Tuttavia, non dovrebbe essere trascurato il diritto degli anziani (e di tutti gli individui) malati di essere curati senza eccessi terapeutici, ma senza abbandonarli a loro stessi, vivano a casa loro o in ospedale o in altra struttura. È troppo esteso il concetto che le persone inguaribili siano incurabili, per non affrontare questo problema.

Per il Servizio sanitario nazionale è comodo promuovere a parole la permanenza in famiglia dei vecchi, troppo spesso senza fornire le necessarie cure mediche e infermieristiche.
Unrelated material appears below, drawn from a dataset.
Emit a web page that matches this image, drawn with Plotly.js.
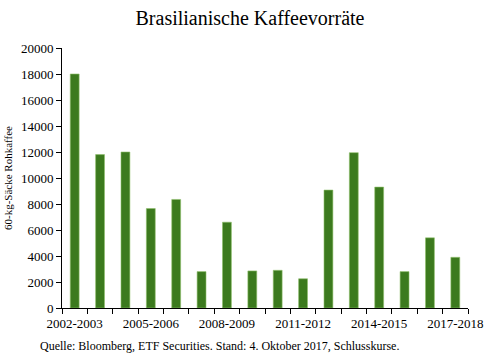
<!DOCTYPE html>
<html><head><meta charset="utf-8">
<script src="https://cdn.plot.ly/plotly-3.0.1.min.js"></script>
<style>body{margin:0;padding:0;background:#fff}#c{width:500px;height:353px}</style>
</head><body><div id="c"></div>
<script>
const seasons = ["2002-2003","2003-2004","2004-2005","2005-2006","2006-2007","2007-2008","2008-2009","2009-2010","2010-2011","2011-2012","2012-2013","2013-2014","2014-2015","2015-2016","2016-2017","2017-2018"];
const stocks = [18000,11800,12000,7650,8350,2800,6600,2850,2900,2250,9070,11950,9300,2800,5400,3900];
const shownLabels = ["2002-2003","2005-2006","2008-2009","2011-2012","2014-2015","2017-2018"];
const yTicks = [0,2000,4000,6000,8000,10000,12000,14000,16000,18000,20000];

const font = "Liberation Serif, DejaVu Serif, serif";
Plotly.newPlot('c', [{
  type: 'bar', x: seasons, y: stocks,
  marker: {color: '#3c7a1e', line: {color: '#8fbf6a', width: 0.6}},
  hoverinfo: 'none'
}], {
  width: 500, height: 353,
  margin: {l: 62, r: 32, t: 48, b: 45},
  paper_bgcolor: '#fff', plot_bgcolor: '#fff',
  bargap: 0.65,
  font: {family: font, color: '#000'},
  title: {text: 'Brasilianische Kaffeevorräte', x: 0.5, xanchor: 'center', y: 0.95, yanchor: 'middle', font: {size: 20, family: font, color: '#000'}},
  xaxis: {
    type: 'category', tickson: 'boundaries', ticks: 'outside', ticklen: 5, tickcolor: '#000',
    tickvals: seasons, ticktext: seasons.map(s => shownLabels.includes(s) ? s : ''),
    tickangle: 0, tickfont: {size: 13, family: font}, ticklabelstandoff: 3,
    showline: true, linecolor: '#000', linewidth: 1, showgrid: false, zeroline: false,
    range: [-0.5, 15.5]
  },
  yaxis: {
    range: [0, 20000], tickvals: yTicks, ticktext: yTicks.map(String),
    ticks: 'outside', ticklen: 5, tickcolor: '#000', tickfont: {size: 13, family: font},
    showline: true, linecolor: '#000', linewidth: 1, showgrid: false, zeroline: false,
    title: {text: '60-kg-Säcke Rohkaffee', font: {size: 11, family: font}, standoff: 6}
  },
  annotations: [{
    text: 'Quelle: Bloomberg, ETF Securities. Stand: 4. Oktober 2017, Schlusskurse.',
    xref: 'paper', yref: 'paper', x: -0.059, y: -0.11, xanchor: 'left', yanchor: 'top',
    showarrow: false, font: {size: 12, family: font, color: '#000'}
  }],
  showlegend: false
}, {displayModeBar: false, staticPlot: true});
</script></body></html>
Occorre, dunque, non solo agire affinché vengano assicurati gli indispensabili interventi sanitari domiciliari, ma pretendere che essi siano garantiti anche nelle strutture residenziali.

 

Fabrizio Dalla Villa, Ah, sì? (Una storia, una carezza), Silvia Editrice (Via Mozart 43, Cologno Monzese), 1999, pag. 107, senza indicazione del prezzo

L’Autore, colpito da un grave handicap fisico, racconta le sue esperienze. Nato il 30 dicembre 1958 a Besana in Brianza, una cittadina che dista una trentina di chilometri da Milano, nell’ottobre del 1964 viene ricoverato nell’istituto di Ponte Lambro gestito dalla “Nuova Famiglia”.

Scrive Fabrizio: «Non avevo ancora compiuto i sei anni e mi sembrava di essere stato così poco con la mia famiglia... Mi riusciva difficile accettare qualsiasi tipo di spiegazione in merito al ricovero. È vero: i miei genitori desideravano tanto che io potessi camminare e, poiché i medici da loro interpellati li consigliarono di agire in tal senso, dovettero ascoltarli, anche perché non erano in grado di dimostrare il contrario».

Le condizioni di vita sono problematiche e l’Autore osserva: «Dovetti imparare molto presto come fosse difficile, se non impossibile, riuscire a confidarmi col personale dell’istituto» anche perché «la vita a Ponte Lambro ricordava abbastanza da vicino quella militare».

Nonostante che l’esperienza degli anni trascorsi in istituto abbia lasciato «un segno indelebile, per cancellare il quale sarebbero stati necessari ancora moltissimi sforzi», Fabrizio punta decisamente alla sua autonomia, anche finanziaria. Conseguito il diploma di ragioniere, nel settembre del 1978 si iscrive nelle liste del collocamento obbligatorio e, dopo diverse vicissitudini, finalmente viene assunto e nel 1991 si sposa.

La vicenda di Fabrizio Dalla Valle è molto istruttiva sotto tanti punti di vista, specialmente per tutti coloro che si occupano dei problemi delle persone “diversamente abili”.

 

Renato pigliacampo, Ascolta il mio silenzio, Edizioni Cantagalli, Siena, pag. 133, L. 18.000

Nel corso degli ultimi decenni, i soggetti sordi hanno conquistato la loro piena dignità di persone e, quindi, il loro diritto di vivere nella società di c sono parte, alla pari con gli altri cittadini.

Renato Pigliacampo è un esempio di questa emancipazione. Divenuto sordo a dodici anni, ha conseguito la laurea ed ha insegnato in una scuola per sordi. Attualmente lavora con la qualifica di psicologo dirigente di primo livello dell’ASL di Recanati-Civitanova Marche ed è docente nei corsi di specializzazione dell’Università di Urbino.

Per venticinque anni ha diretto il trimestrale Il sordudente.

Nel volume sono raccolte le poesie scritte da Renato Pigliacampo e rivolte a tutti noi e non solo ai “fratelli nel silenzio”.

Le edizioni Cantagalli hanno sede in via Massetana Romana 12, Siena.